→ **Requirement**: Starting at the top of the listing, extract every line up to and including the one with "const bold = 'Liberation Sans'". Pictures stay out of the copy.

:: Data for this exercise ::

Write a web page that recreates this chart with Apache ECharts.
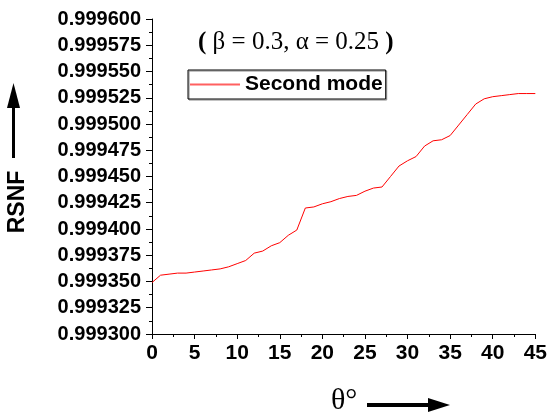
<!DOCTYPE html>
<html>
<head>
<meta charset="utf-8">
<script src="https://cdn.jsdelivr.net/npm/echarts@6/dist/echarts.min.js"></script>
<style>
  html, body { margin: 0; padding: 0; background: #fff; }
  #chart { width: 550px; height: 420px; }
</style>
</head>
<body>
<div id="chart"></div>
<script>
// theta in degrees
const theta = [0, 1, 2, 3, 4, 5, 6, 7, 8, 9, 10, 11, 12, 13, 14, 15, 16, 17, 18, 19, 20, 21, 22,
  23, 24, 25, 26, 27, 28, 29, 30, 31, 32, 33, 34, 35, 36, 37, 38, 39, 40, 41, 42, 43, 44, 45]
// RSNF, second mode
const secondMode = [0.999349, 0.999356, 0.999357, 0.999358, 0.999358, 0.999359, 0.999360, 0.999361,
  0.999362, 0.999364, 0.999367, 0.999370, 0.999377, 0.999379, 0.999384, 0.999387, 0.999394,
  0.999399, 0.999420, 0.999421, 0.999424, 0.999426, 0.999429, 0.999431, 0.999432, 0.999436,
  0.999439, 0.999440, 0.999450, 0.999460, 0.999465, 0.999469, 0.999479, 0.999484, 0.999485,
  0.999489, 0.999499, 0.999509, 0.999519, 0.999524, 0.999526, 0.999527, 0.999528, 0.999529,
  0.999529, 0.999529]
const seriesName = 'Second mode'

const chart = echarts.init(document.getElementById('chart'))
const bold = 'Liberation Sans'

chart.setOption({
  animation: false,
  grid: { left: 152, right: 11, top: 19, bottom: 86 },
  legend: {
    data: [{ name: seriesName, icon: 'rect', itemStyle: { color: '#ff6060' } }],
    left: 188,
    top: 70,
    orient: 'horizontal',
    itemWidth: 50,
    itemHeight: 2,
    padding: [4, 3, 4, 2],
    borderColor: '#000',
    borderWidth: 1,
    shadowColor: '#888',
    shadowOffsetX: 1,
    shadowOffsetY: 1,
    textStyle: { fontFamily: bold, fontWeight: 'bold', fontSize: 21, color: '#000', lineHeight: 21 }
  },
  xAxis: {
    type: 'value',
    min: 0,
    max: 45,
    interval: 5,
    axisLine: { lineStyle: { color: '#000', width: 1 } },
    axisTick: { length: 5, lineStyle: { color: '#000' } },
    minorTick: { show: true, splitNumber: 2, length: 3, lineStyle: { color: '#000' } },
    splitLine: { show: false },
    axisLabel: { margin: 9, fontFamily: bold, fontWeight: 'bold', fontSize: 21, color: '#000' }
  },
  yAxis: {
    type: 'value',
    min: 0.9993,
    max: 0.9996,
    interval: 0.000025,
    axisLine: { show: true, lineStyle: { color: '#000', width: 1 } },
    axisTick: { show: true, length: 6, lineStyle: { color: '#000' } },
    minorTick: { show: true, splitNumber: 2, length: 3, lineStyle: { color: '#000' } },
    splitLine: { show: false },
    axisLabel: {
      margin: 11,
      fontFamily: bold, fontWeight: 'bold', fontSize: 20, color: '#000',
      formatter: v => v.toFixed(6)
    }
  },
  series: [{
    name: seriesName,
    type: 'line',
    symbol: 'none',
    data: theta.map((t, i) => [t, secondMode[i]]),
    lineStyle: { color: '#ff0000', width: 1 },
    itemStyle: { color: '#ff0000' }
  }],
  graphic: [
    // title
    {
      type: 'text', left: 198, top: 30,
      style: {
        text: '{p|(} β = 0.3, α = 0.25 {p|)}',
        font: '25px "Liberation Serif"', fill: '#000',
        rich: { p: { font: 'bold 25px "Liberation Serif"', fill: '#000' } }
      }
    },
    // y-axis name + arrow
    {
      type: 'text', x: 18, y: 202, rotation: Math.PI / 2,
      style: {
        text: 'RSNF', font: 'bold 23px "Liberation Sans"', fill: '#000',
        align: 'center', verticalAlign: 'middle'
      }
    },
    { type: 'line', shape: { x1: 13.5, y1: 158, x2: 13.5, y2: 100 }, style: { stroke: '#000', lineWidth: 3 } },
    { type: 'polygon', shape: { points: [[13.5, 83], [7, 108], [20, 108]] }, style: { fill: '#000' } },
    // x-axis name + arrow
    {
      type: 'text', left: 331, top: 386,
      style: { text: 'θ°', font: '30px "Liberation Serif"', fill: '#000' }
    },
    { type: 'line', shape: { x1: 367, y1: 405, x2: 432, y2: 405 }, style: { stroke: '#000', lineWidth: 4 } },
    { type: 'polygon', shape: { points: [[450, 405], [428, 398], [428, 412]] }, style: { fill: '#000' } }
  ]
})
</script>
</body>
</html>
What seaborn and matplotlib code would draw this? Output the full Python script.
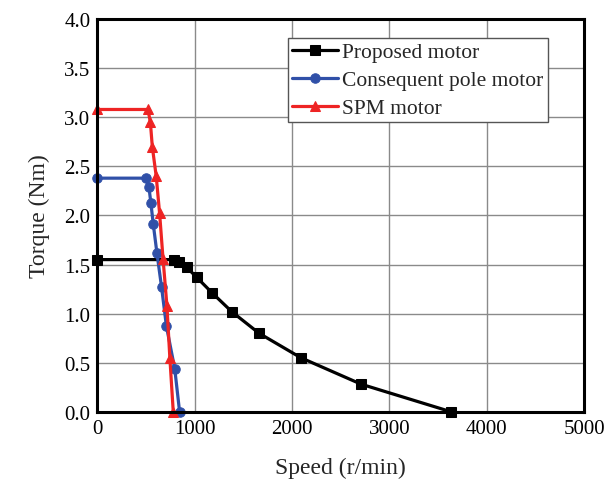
import matplotlib
matplotlib.use("Agg")
import matplotlib.pyplot as plt
import seaborn as sns
import pandas as pd

proposed_speed = [0, 790, 840, 920, 1020, 1180, 1380, 1660, 2090, 2710, 3630]
proposed_torque = [1.55, 1.55, 1.53, 1.47, 1.37, 1.21, 1.02, 0.80, 0.55, 0.28, 0.0]

cp_speed = [0, 500, 530, 550, 575, 612, 660, 710, 795, 845]
cp_torque = [2.38, 2.38, 2.29, 2.13, 1.91, 1.62, 1.27, 0.87, 0.44, 0.0]

spm_speed = [0, 520, 545, 565, 605, 640, 675, 715, 745, 780]
spm_torque = [3.08, 3.08, 2.95, 2.70, 2.40, 2.02, 1.56, 1.08, 0.55, 0.0]

series_names = ["Proposed motor", "Consequent pole motor", "SPM motor"]
colors = ["#000000", "#3050A8", "#EE2424"]
markers = ["s", "o", "^"]

sns.set_theme(style="white")
plt.rcParams["font.family"] = ["Liberation Serif", "DejaVu Serif"]

frames = []
for name, sp, tq in zip(series_names,
                        [proposed_speed, cp_speed, spm_speed],
                        [proposed_torque, cp_torque, spm_torque]):
    frames.append(pd.DataFrame({"Speed": sp, "Torque": tq, "Motor": name}))
df = pd.concat(frames, ignore_index=True)

fig = plt.figure(figsize=(6.08, 4.81), dpi=100)
ax = fig.add_axes([0.160, 0.142, 0.801, 0.816])

for name, c, m in zip(series_names, colors, markers):
    sub = df[df["Motor"] == name]
    sns.lineplot(data=sub, x="Speed", y="Torque", ax=ax, sort=False,
                 estimator=None, color=c, marker=m, markersize=6.8,
                 markeredgecolor=c, linewidth=2.3, label=name, clip_on=False)

ax.set_xlim(0, 5000)
ax.set_ylim(0, 4.0)
ax.set_xticks([0, 1000, 2000, 3000, 4000, 5000])
ax.set_yticks([0, 0.5, 1.0, 1.5, 2.0, 2.5, 3.0, 3.5, 4.0])
ax.set_yticklabels([f"{v:.1f}" for v in [0, 0.5, 1.0, 1.5, 2.0, 2.5, 3.0, 3.5, 4.0]])
ax.grid(True, color="#8a8a8a", linewidth=1.0)
ax.set_axisbelow(True)
for s in ax.spines.values():
    s.set_color("black")
    s.set_linewidth(2.2)
ax.tick_params(axis="both", length=0, labelsize=15, colors="black", pad=5)
ax.set_xlabel("Speed (r/min)", fontsize=17, labelpad=14)
ax.set_ylabel("Torque (Nm)", fontsize=17, labelpad=10)

leg = ax.legend(loc="upper left", bbox_to_anchor=(0.392, 0.952), fontsize=15.5,
                frameon=True, fancybox=False, framealpha=1, edgecolor="#555555",
                handlelength=2.1, borderpad=0.2, labelspacing=0.36,
                handletextpad=0.2, borderaxespad=0)
leg.get_frame().set_linewidth(1.0)

fig.savefig("out.png", dpi=100)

:::

→ **Solution**:
Write a web page that recreates this chart with Apache ECharts.
<!DOCTYPE html>
<html>
<head>
<meta charset="utf-8">
<script src="https://cdn.jsdelivr.net/npm/echarts@6/dist/echarts.min.js"></script>
<style>
  html, body { margin: 0; padding: 0; background: #fff; }
  #chart { width: 550px; height: 420px; }
</style>
</head>
<body>
<div id="chart"></div>
<script>
// theta in degrees
const theta = [0, 1, 2, 3, 4, 5, 6, 7, 8, 9, 10, 11, 12, 13, 14, 15, 16, 17, 18, 19, 20, 21, 22,
  23, 24, 25, 26, 27, 28, 29, 30, 31, 32, 33, 34, 35, 36, 37, 38, 39, 40, 41, 42, 43, 44, 45]
// RSNF, second mode
const secondMode = [0.999349, 0.999356, 0.999357, 0.999358, 0.999358, 0.999359, 0.999360, 0.999361,
  0.999362, 0.999364, 0.999367, 0.999370, 0.999377, 0.999379, 0.999384, 0.999387, 0.999394,
  0.999399, 0.999420, 0.999421, 0.999424, 0.999426, 0.999429, 0.999431, 0.999432, 0.999436,
  0.999439, 0.999440, 0.999450, 0.999460, 0.999465, 0.999469, 0.999479, 0.999484, 0.999485,
  0.999489, 0.999499, 0.999509, 0.999519, 0.999524, 0.999526, 0.999527, 0.999528, 0.999529,
  0.999529, 0.999529]
const seriesName = 'Second mode'

const chart = echarts.init(document.getElementById('chart'))
const bold = 'Liberation Sans'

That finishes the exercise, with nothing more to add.